Copy the lines below as they are; omit the images they contain.

--------

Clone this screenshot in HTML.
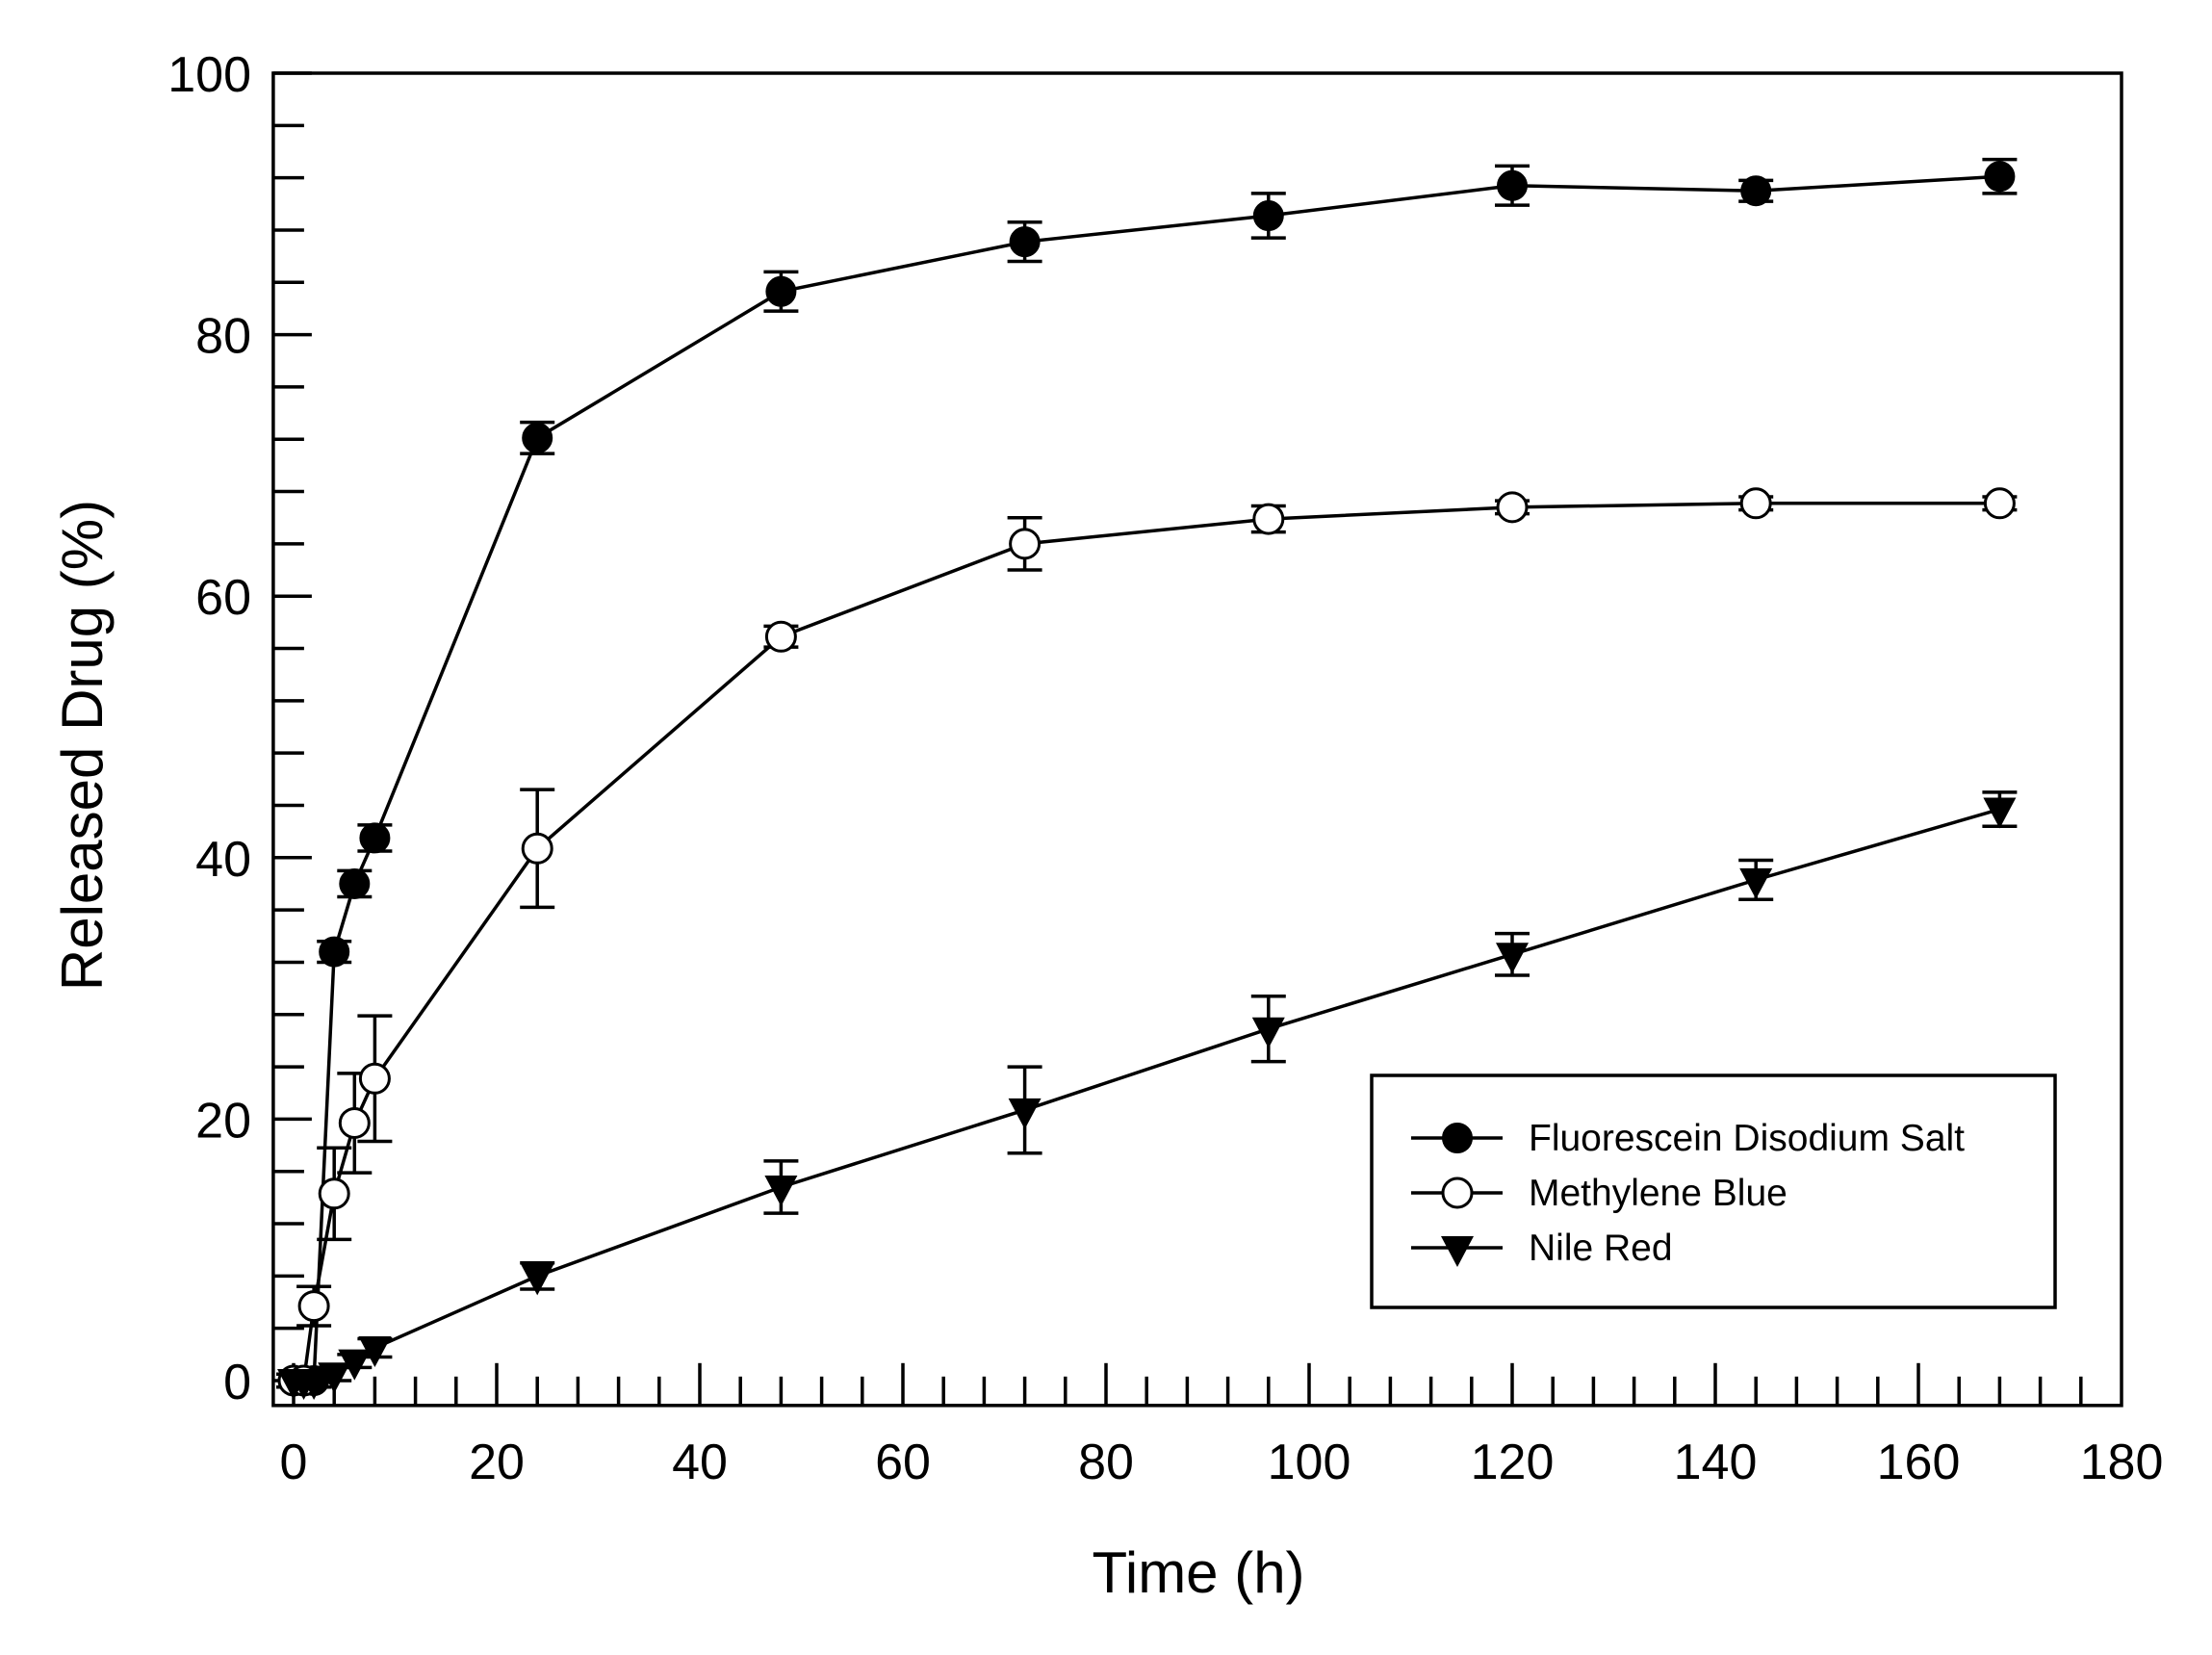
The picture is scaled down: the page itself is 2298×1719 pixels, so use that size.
<!DOCTYPE html>
<html><head><meta charset="utf-8"><style>
html,body{margin:0;padding:0;background:#fff;}
svg{display:block;}
text{font-family:"Liberation Sans",Arial,sans-serif;fill:#000;}
</style></head><body>
<svg id="c" xmlns="http://www.w3.org/2000/svg" width="2298" height="1719" viewBox="0 0 2298 1719">
<rect x="0" y="0" width="2298" height="1719" fill="#fff"/>
<rect x="1425" y="1117" width="710" height="241" fill="#fff" stroke="#000" stroke-width="3.5"/>
<g id="g"></g>
<text x="1245" y="1654" font-size="60" text-anchor="middle">Time (h)</text>
<text transform="translate(106,774) rotate(-90)" font-size="60" text-anchor="middle">Released Drug (%)</text>
<text x="1588" y="1195" font-size="39">Fluorescein Disodium Salt</text>
<text x="1588" y="1252" font-size="39">Methylene Blue</text>
<text x="1588" y="1309" font-size="39">Nile Red</text>
</svg>
<script>
var NS="http://www.w3.org/2000/svg",g=document.getElementById("g");
function X(v){return 305+v*10.55;}function Y(v){return 1434-v*13.58;}
function el(t,a){var e=document.createElementNS(NS,t);for(var k in a)e.setAttribute(k,a[k]);g.appendChild(e);return e;}
var L=X(-2),R=X(180),T=Y(100),B=Y(-1.9);
el("rect",{x:L,y:T,width:R-L,height:B-T,fill:"none",stroke:"#000","stroke-width":3.5});
for(var v=0;v<=100;v+=4){var maj=v%20==0;el("line",{x1:L,x2:L+(maj?40:32),y1:Y(v),y2:Y(v),stroke:"#000","stroke-width":3.5});
 if(maj){var t=el("text",{x:261,y:Y(v)+19,"font-size":52,"text-anchor":"end"});t.textContent=v;}}
for(var v=0;v<180;v+=4){var maj=v%20==0;el("line",{x1:X(v),x2:X(v),y1:B,y2:B-(maj?44:30),stroke:"#000","stroke-width":3.5});}
for(var v=0;v<=180;v+=20){var t=el("text",{x:X(v),y:1536,"font-size":52,"text-anchor":"middle"});t.textContent=v;}
var tt=[0,1,2,4,6,8,24,48,72,96,120,144,168];
var S=[
 {m:"f",d:[0,0,0,32.8,38,41.5,72.1,83.3,87.1,89.1,91.4,91,92.1],e:[0.5,0.5,0.5,0.8,1,1,1.2,1.5,1.5,1.7,1.5,0.8,1.3]},
 {m:"o",d:[0,0,5.7,14.3,19.7,23.1,40.7,56.9,64,65.9,66.8,67.1,67.1],e:[0,0,1.5,3.5,3.8,4.8,4.5,0.8,2,1,0.5,0.5,0.5]},
 {m:"t",d:[0,0,0,0.5,1.5,2.5,8,14.8,20.7,26.9,32.6,38.3,43.7],e:[0,0,0,0.5,0.5,0.7,1,2,3.3,2.5,1.6,1.5,1.3]}];
function mark(m,x,y){
 if(m=="f")el("circle",{cx:x,cy:y,r:15,fill:"#000",stroke:"#000","stroke-width":2});
 else if(m=="o")el("circle",{cx:x,cy:y,r:15,fill:"#fff",stroke:"#000","stroke-width":3});
 else el("polygon",{points:(x-17)+","+(y-12)+" "+(x+17)+","+(y-12)+" "+x+","+(y+20),fill:"#000"});}
S.forEach(function(s){
 var p=tt.map(function(t,i){return X(t)+","+Y(s.d[i]);}).join(" ");
 el("polyline",{points:p,fill:"none",stroke:"#000","stroke-width":3.5});
 tt.forEach(function(t,i){var e=s.e[i];if(e>0.4){var x=X(t),y1=Y(s.d[i]+e),y2=Y(s.d[i]-e);
  el("line",{x1:x,x2:x,y1:y1,y2:y2,stroke:"#000","stroke-width":3.5});
  el("line",{x1:x-18,x2:x+18,y1:y1,y2:y1,stroke:"#000","stroke-width":3.5});
  el("line",{x1:x-18,x2:x+18,y1:y2,y2:y2,stroke:"#000","stroke-width":3.5});}});
 tt.forEach(function(t,i){mark(s.m,X(t),Y(s.d[i]));});});
[["f",1182],["o",1239],["t",1296]].forEach(function(a){
 el("line",{x1:1466,x2:1561,y1:a[1],y2:a[1],stroke:"#000","stroke-width":3.5});mark(a[0],1514,a[1]);});
</script>
</body></html>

--------

**Answer to the task:**
Clone this screenshot in HTML.
The picture is scaled down: the page itself is 2298×1719 pixels, so use that size.
<!DOCTYPE html>
<html><head><meta charset="utf-8"><style>
html,body{margin:0;padding:0;background:#fff;}
svg{display:block;}
text{font-family:"Liberation Sans",Arial,sans-serif;fill:#000;}
</style></head><body>
<svg id="c" xmlns="http://www.w3.org/2000/svg" width="2298" height="1719" viewBox="0 0 2298 1719">
<rect x="0" y="0" width="2298" height="1719" fill="#fff"/>
<rect x="1425" y="1117" width="710" height="241" fill="#fff" stroke="#000" stroke-width="3.5"/>
<g id="g"></g>
<text x="1245" y="1654" font-size="60" text-anchor="middle">Time (h)</text>
<text transform="translate(106,774) rotate(-90)" font-size="60" text-anchor="middle">Released Drug (%)</text>
<text x="1588" y="1195" font-size="39">Fluorescein Disodium Salt</text>
<text x="1588" y="1252" font-size="39">Methylene Blue</text>
<text x="1588" y="1309" font-size="39">Nile Red</text>
</svg>
<script>
var NS="http://www.w3.org/2000/svg",g=document.getElementById("g");
function X(v){return 305+v*10.55;}function Y(v){return 1434-v*13.58;}
function el(t,a){var e=document.createElementNS(NS,t);for(var k in a)e.setAttribute(k,a[k]);g.appendChild(e);return e;}
var L=X(-2),R=X(180),T=Y(100),B=Y(-1.9);
el("rect",{x:L,y:T,width:R-L,height:B-T,fill:"none",stroke:"#000","stroke-width":3.5});
for(var v=0;v<=100;v+=4){var maj=v%20==0;el("line",{x1:L,x2:L+(maj?40:32),y1:Y(v),y2:Y(v),stroke:"#000","stroke-width":3.5});
 if(maj){var t=el("text",{x:261,y:Y(v)+19,"font-size":52,"text-anchor":"end"});t.textContent=v;}}
for(var v=0;v<180;v+=4){var maj=v%20==0;el("line",{x1:X(v),x2:X(v),y1:B,y2:B-(maj?44:30),stroke:"#000","stroke-width":3.5});}
for(var v=0;v<=180;v+=20){var t=el("text",{x:X(v),y:1536,"font-size":52,"text-anchor":"middle"});t.textContent=v;}
var tt=[0,1,2,4,6,8,24,48,72,96,120,144,168];
var S=[
 {m:"f",d:[0,0,0,32.8,38,41.5,72.1,83.3,87.1,89.1,91.4,91,92.1],e:[0.5,0.5,0.5,0.8,1,1,1.2,1.5,1.5,1.7,1.5,0.8,1.3]},
 {m:"o",d:[0,0,5.7,14.3,19.7,23.1,40.7,56.9,64,65.9,66.8,67.1,67.1],e:[0,0,1.5,3.5,3.8,4.8,4.5,0.8,2,1,0.5,0.5,0.5]},
 {m:"t",d:[0,0,0,0.5,1.5,2.5,8,14.8,20.7,26.9,32.6,38.3,43.7],e:[0,0,0,0.5,0.5,0.7,1,2,3.3,2.5,1.6,1.5,1.3]}];
function mark(m,x,y){
 if(m=="f")el("circle",{cx:x,cy:y,r:15,fill:"#000",stroke:"#000","stroke-width":2});
 else if(m=="o")el("circle",{cx:x,cy:y,r:15,fill:"#fff",stroke:"#000","stroke-width":3});
 else el("polygon",{points:(x-17)+","+(y-12)+" "+(x+17)+","+(y-12)+" "+x+","+(y+20),fill:"#000"});}
S.forEach(function(s){
 var p=tt.map(function(t,i){return X(t)+","+Y(s.d[i]);}).join(" ");
 el("polyline",{points:p,fill:"none",stroke:"#000","stroke-width":3.5});
 tt.forEach(function(t,i){var e=s.e[i];if(e>0.4){var x=X(t),y1=Y(s.d[i]+e),y2=Y(s.d[i]-e);
  el("line",{x1:x,x2:x,y1:y1,y2:y2,stroke:"#000","stroke-width":3.5});
  el("line",{x1:x-18,x2:x+18,y1:y1,y2:y1,stroke:"#000","stroke-width":3.5});
  el("line",{x1:x-18,x2:x+18,y1:y2,y2:y2,stroke:"#000","stroke-width":3.5});}});
 tt.forEach(function(t,i){mark(s.m,X(t),Y(s.d[i]));});});
[["f",1182],["o",1239],["t",1296]].forEach(function(a){
 el("line",{x1:1466,x2:1561,y1:a[1],y2:a[1],stroke:"#000","stroke-width":3.5});mark(a[0],1514,a[1]);});
</script>
</body></html>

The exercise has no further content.